Summer travel heats up as Memorial Day kicks off busiest tourism season

Staff Photo by Robin Rudd / Interstate 75 traffic travels north while cars take the exit on the far right to Hamilton Place Boulevard.
Staff Photo by Robin Rudd / Interstate 75 traffic travels north while cars take the exit on the far right to Hamilton Place Boulevard.

After completing another school year Wednesday, Atlanta third grader Niko Kouvarin and his mom, Kena, headed north to Chattanooga to celebrate the start of the summer season with a trip to Ruby Falls.

"I was here many years ago and wanted my son to be able to celebrate completing another year by coming to Lookout Mountain," Kena Kouvarin said Thursday when she arrived in Chattanooga. "It was a beautiful day for a drive here, and Chattanooga is always a great place to visit."

The drive may be more crowded Friday when most of the more than 42 million Americans expected to travel out of town this weekend hit the road and board airplanes to take advantage of the three-day holiday weekend that marks the unofficial start of summer.

AAA projects the number of travelers will be up 7% this weekend from a year ago, marking the highest year for Memorial Day travel since the pre-pandemic peak reached in 2019.

"This is expected to be the third-busiest Memorial Day weekend since 2000, when AAA started tracking holiday travel," Paula Twidale, senior vice president of AAA Travel, said in the association's holiday travel forecast. "More Americans are planning trips and booking them earlier, despite inflation. This summer travel season could be one for the record books, especially at airports."

AAA predicts 751,000 Tennesseans will hit the road for Memorial Day weekend. That's 40,500 more than in 2022 during the long holiday travel period.

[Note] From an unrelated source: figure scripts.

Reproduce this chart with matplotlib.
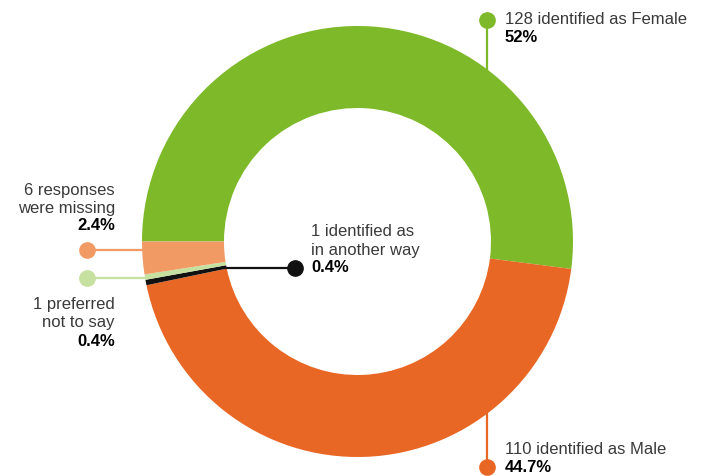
import matplotlib.pyplot as plt

# responses by gender, in drawing order (clockwise from 9 o'clock)
labels = ["Female", "Male", "In another way", "Preferred not to say", "Missing"]
counts = [128, 110, 1, 1, 6]
pct_text = ["52%", "44.7%", "0.4%", "0.4%", "2.4%"]
colors = ["#7db928", "#e96725", "#111111", "#c6e0a0", "#f29a64"]

W, H = 708, 476


def fy(py):
    # pixel row (from top) -> data y
    return H - py


plt.rcParams['font.family'] = ['Liberation Sans', 'DejaVu Sans']

fig = plt.figure(figsize=(W / 100, H / 100), dpi=100)
ax = fig.add_axes([0, 0, 1, 1])

cx, cy = 357.5, fy(241.5)
ax.pie(counts, colors=colors, startangle=180, counterclock=False,
       radius=215.5, center=(cx, cy),
       wedgeprops=dict(width=82, linewidth=0, zorder=2))

ax.set_xlim(0, W)
ax.set_ylim(0, H)
ax.set_aspect('auto')
ax.axis('off')

text_col = "#3a3a3a"
fs = 12


def label(x, y, lines, pct, ha="left"):
    for i, ln in enumerate(lines):
        ax.text(x, fy(y + i * 18), ln, ha=ha, va="center", fontsize=fs, color=text_col)
    ax.text(x, fy(y + len(lines) * 18), pct, ha=ha, va="center", fontsize=fs,
            fontweight="bold", color="black")


# Female
ax.plot([487, 487], [fy(20), fy(80)], color=colors[0], lw=1.6, zorder=1)
ax.plot(487, fy(20), "o", color=colors[0], ms=11, zorder=3)
label(505, 20, ["128 identified as Female"], pct_text[0])

# Male
ax.plot([487, 487], [fy(467), fy(400)], color=colors[1], lw=1.6, zorder=1)
ax.plot(487, fy(467), "o", color=colors[1], ms=11, zorder=3)
label(505, 450, ["110 identified as Male"], pct_text[1])

# missing
ax.plot([87, 150], [fy(250), fy(250)], color=colors[4], lw=1.6, zorder=1)
ax.plot(87, fy(250), "o", color=colors[4], ms=11, zorder=3)
label(115, 190, ["6 responses", "were missing"], pct_text[4], ha="right")

# preferred not to say
ax.plot([87, 150], [fy(278), fy(278)], color=colors[3], lw=1.6, zorder=1)
ax.plot(87, fy(278), "o", color=colors[3], ms=11, zorder=3)
label(115, 305, ["1 preferred", "not to say"], pct_text[3], ha="right")

# another way
ax.plot([223, 295], [fy(268), fy(268)], color=colors[2], lw=1.6, zorder=3)
ax.plot(295, fy(268), "o", color=colors[2], ms=11, zorder=3)
label(311, 232, ["1 identified as", "in another way"], pct_text[2])

fig.savefig("out.png", dpi=100)
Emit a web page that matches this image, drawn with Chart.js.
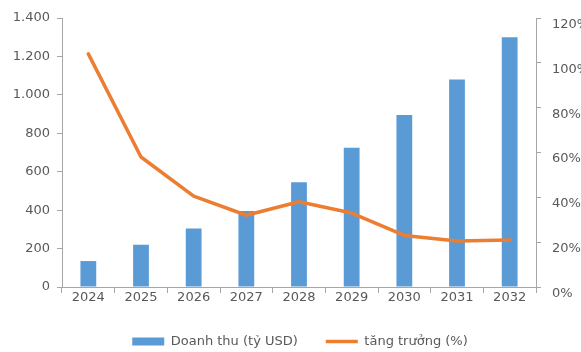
<!DOCTYPE html>
<html>
<head>
<meta charset="utf-8">
<script src="https://cdn.jsdelivr.net/npm/chart.js@4.4.1/dist/chart.umd.min.js"></script>
<style>
  html, body { margin: 0; padding: 0; background: #fff; overflow: hidden; }
  #wrap { position: relative; width: 600px; height: 352px; }
</style>
</head>
<body>
<div id="wrap"><canvas id="c"></canvas></div>
<script>
// Revenue (billion USD) and growth (%) by year
const years = ['2024', '2025', '2026', '2027', '2028', '2029', '2030', '2031', '2032'];
const revenue = [135, 220, 305, 395, 545, 725, 895, 1080, 1300];
const growth = [104, 58, 40.5, 32, 38, 33, 23, 20.5, 21];
const revenueTicks = [0, 200, 400, 600, 800, 1000, 1200, 1400];
const growthTicks = [0, 20, 40, 60, 80, 100, 120];

const FONT = { family: 'DejaVu Sans', size: 13 };
const TEXT = '#595959';
const AXIS = '#A6A6A6';

function fmtThousands(v) {
  return String(v).replace(/\B(?=(\d{3})+(?!\d))/g, '.');
}

new Chart(document.getElementById('c'), {
  data: {
    labels: years,
    datasets: [
      {
        type: 'bar',
        label: 'Doanh thu (tỷ USD)',
        data: revenue,
        backgroundColor: '#5B9BD5',
        borderWidth: 0,
        barPercentage: 0.6,
        categoryPercentage: 0.5,
        yAxisID: 'y',
        order: 2,
        pointStyle: 'rect'
      },
      {
        type: 'line',
        label: 'tăng trưởng (%)',
        data: growth,
        borderColor: '#ED7D31',
        backgroundColor: '#ED7D31',
        borderWidth: 3.5,
        tension: 0,
        pointRadius: 0,
        borderJoinStyle: 'round',
        borderCapStyle: 'round',
        yAxisID: 'y1',
        order: 1,
        pointStyle: 'line'
      }
    ]
  },
  options: {
    responsive: true,
    maintainAspectRatio: false,
    animation: false,
    layout: { padding: { top: 18, left: 0, right: 0, bottom: -6 } },
    plugins: {
      tooltip: { enabled: false },
      legend: {
        position: 'bottom',
        labels: {
          usePointStyle: true,
          pointStyleWidth: 32,
          boxHeight: 8,
          color: TEXT,
          font: FONT,
          padding: 28,
          sort: (a, b) => a.datasetIndex - b.datasetIndex
        }
      }
    },
    scales: {
      x: {
        afterFit: s => { s.height = 20; },
        grid: { display: true, offset: true, drawOnChartArea: false, color: AXIS, tickLength: 6 },
        border: { color: AXIS, width: 1 },
        ticks: { color: TEXT, font: FONT, padding: -3, maxRotation: 0 }
      },
      y: {
        position: 'left',
        min: 0,
        max: 1400,
        afterBuildTicks: s => { s.ticks = revenueTicks.map(v => ({ value: v })); },
        afterFit: s => { s.width = 62; },
        grid: { display: true, drawOnChartArea: false, color: AXIS, tickLength: 5 },
        border: { color: AXIS, width: 1 },
        ticks: { color: TEXT, font: FONT, padding: 7, callback: v => fmtThousands(v) }
      },
      y1: {
        position: 'right',
        min: 0,
        max: 120,
        afterBuildTicks: s => { s.ticks = growthTicks.map(v => ({ value: v })); },
        afterFit: s => { s.width = 64; },
        grid: { display: true, drawOnChartArea: false, color: AXIS, tickLength: 5 },
        border: { color: AXIS, width: 1 },
        ticks: { color: TEXT, font: FONT, padding: 11, align: 'start', callback: v => v + '%' }
      }
    }
  }
});
</script>
</body>
</html>
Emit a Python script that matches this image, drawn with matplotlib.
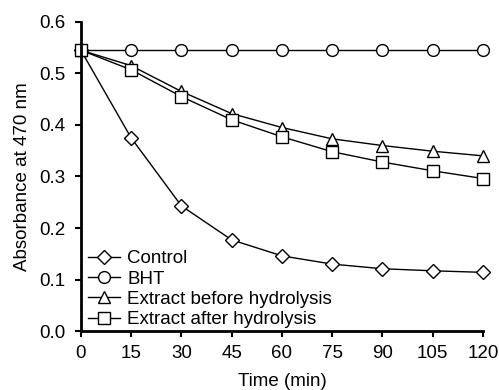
import matplotlib.pyplot as plt

# Absorbance at 470 nm over time for each treatment
time_min = [0, 15, 30, 45, 60, 75, 90, 105, 120]
control = [0.545, 0.375, 0.243, 0.177, 0.146, 0.130, 0.121, 0.117, 0.114]
bht = [0.545, 0.545, 0.545, 0.545, 0.545, 0.545, 0.545, 0.545, 0.545]
before_hydrolysis = [0.545, 0.515, 0.465, 0.422, 0.395, 0.373, 0.360, 0.349, 0.340]
after_hydrolysis = [0.545, 0.507, 0.455, 0.410, 0.377, 0.348, 0.328, 0.311, 0.296]

series = [
    ("Control", control, "D", 7),
    ("BHT", bht, "o", 8.5),
    ("Extract before hydrolysis", before_hydrolysis, "^", 8.5),
    ("Extract after hydrolysis", after_hydrolysis, "s", 8.5),
]

plt.rcParams["font.family"] = ["Liberation Sans", "DejaVu Sans"]
plt.rcParams["font.size"] = 13.5

fig = plt.figure(figsize=(4.99, 3.90), dpi=100)
ax = fig.add_axes([0.162, 0.151, 0.806, 0.793])

for label, values, marker, ms in series:
    ax.plot(time_min, values, color="black", linewidth=1.0, marker=marker,
            markersize=ms, markerfacecolor="white", markeredgecolor="black",
            markeredgewidth=1.0, label=label, clip_on=False)

ax.set_xlim(0, 120)
ax.set_ylim(0, 0.6)
ax.set_xticks(time_min)
ax.set_yticks([0.0, 0.1, 0.2, 0.3, 0.4, 0.5, 0.6])
ax.set_yticklabels(["0.0", "0.1", "0.2", "0.3", "0.4", "0.5", "0.6"])
ax.set_xlabel("Time (min)", labelpad=8)
ax.set_ylabel("Absorbance at 470 nm", labelpad=6)

ax.spines["top"].set_visible(False)
ax.spines["right"].set_visible(False)
ax.spines["left"].set_linewidth(2)
ax.spines["bottom"].set_linewidth(2)
ax.tick_params(axis="x", direction="out", width=1.5, length=4, pad=6)
ax.tick_params(axis="y", direction="out", width=1.5, length=4, pad=7)

ax.legend(loc="lower left", frameon=False, handlelength=1.7, handletextpad=0.37,
          labelspacing=0.17, borderaxespad=0.0, bbox_to_anchor=(0.0, -0.015))

fig.savefig("out.png", dpi=100)
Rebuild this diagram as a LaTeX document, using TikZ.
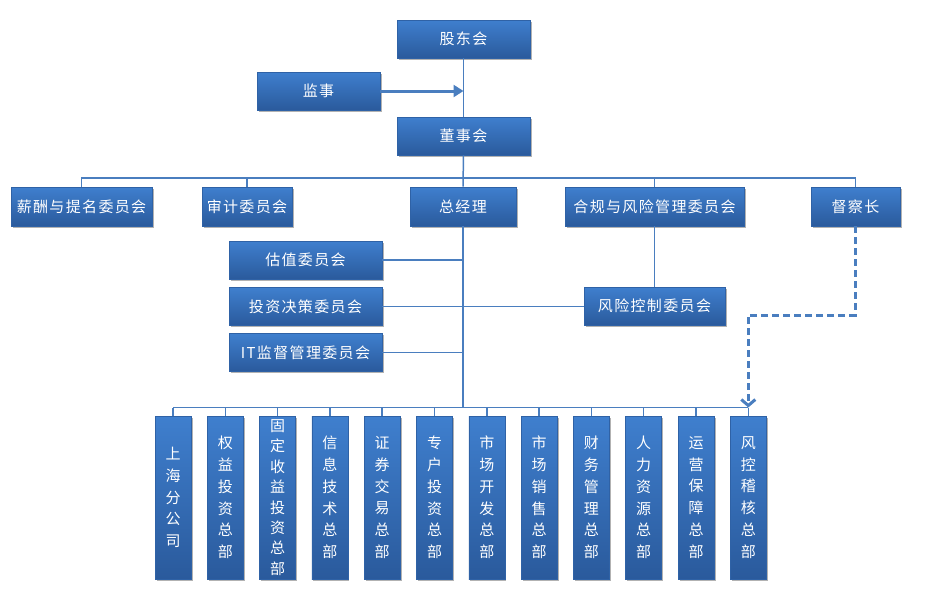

Chattanooga's $1.5 billion-a-year tourism industry is bracing for another busy summer, which is traditionally the busiest period for Lookout Mountain attractions, whitewater expeditions on the Ocoee River and visits to the downtown Tennessee Aquarium.

"Visitation has been strong so far this year, and we anticipate it will continue through the summer," Barry White, president of the Chattanooga Tourism Co., said in an emailed statement. "Research suggests that more people intend to travel this summer, and Chattanooga is the perfect destination for easy, get-away road trips."

 

Ruby Falls President Hugh Morrow said attendance has been up this spring, "and we have seen no slowing of that trend as we approach our summer season." At nearby Rock City, also on Lookout Mountain, attendance jumped last summer to the highest level since the 1980s, and Rock City President Doug Chapin is expecting similar crowds this summer.

"Drive-to markets like Chattanooga should fare pretty well this summer," Chapin said in a telephone interview.

Chapin said Americans like to travel, and there is still some pent up demand from the travel restrictions imposed during the pandemic.

Motorists are benefiting from gasoline prices down by more than a $1 a gallon from a year ago, according to GasBuddy.com surveys. Renting a car is also cheaper than a year ago after the buildup of rental car inventories again after they declined during the pandemic.

"Tennessee has the cheapest gas prices anywhere we've been," said Todd Turner, a Port St. Lucie, Florida, resident who stopped in Chattanooga on Thursday before heading to Atlanta for a bowling tournament Friday.

The Tennessee Department of Transportation is suspending all construction-related lane closures on interstates and state routes beginning at noon Friday and c0ntinuing until 6 a.m Tuesday to provide maximum roadway capacity for the additional motorists on the road.

"We want to do our part to help everyone have an enjoyable and safe holiday weekend and keep traffic flowing as smoothly and efficiently as possible," TDOT Commissioner Butch Eley said in an announcement of the work holiday.

Hotel rates are up nearly 4.7% from a year ago to a national average of $157 a night, according to hotel data provider STR. Air fares are also higher for the nearly 3.4 million travelers expected to fly to their destinations this Memorial Day, according to AAA.

For air travelers, airline industry officials say carriers have fixed many of the staffing and scheduling problems that contributed to flight cancellations and delays in 2022. Airlines have hired about 30,000 workers in the past year and are using bigger planes on many flights.

U.S. Transportation Secretary Pete Buttigieg said the government will hold airlines responsible to treat passengers fairly when the carriers cause cancellations or long delays. But just like the airlines, the agency that manages the nation's air traffic — the Federal Aviation Administration — has had its own staffing shortages and occasional breakdowns of aging technology. The FAA is training 3,000 more controllers, but they won't be ready this summer.

The Chattanooga Airport has added more flights in the past year, which Morrow, the Ruby Falls president, said is boosting international travel to Southeast Tennessee. Passenger boardings at Chattanooga's Lovell Field were up 17.3% in the first three months of 2023 versus the same period a year ago, according to the airport.

"Chattanooga is well-positioned for a busy summer," said Morrow, a former chairman of TNHospitality, the statewide trade association for the travel industry.

The Associated Press contributed to this report.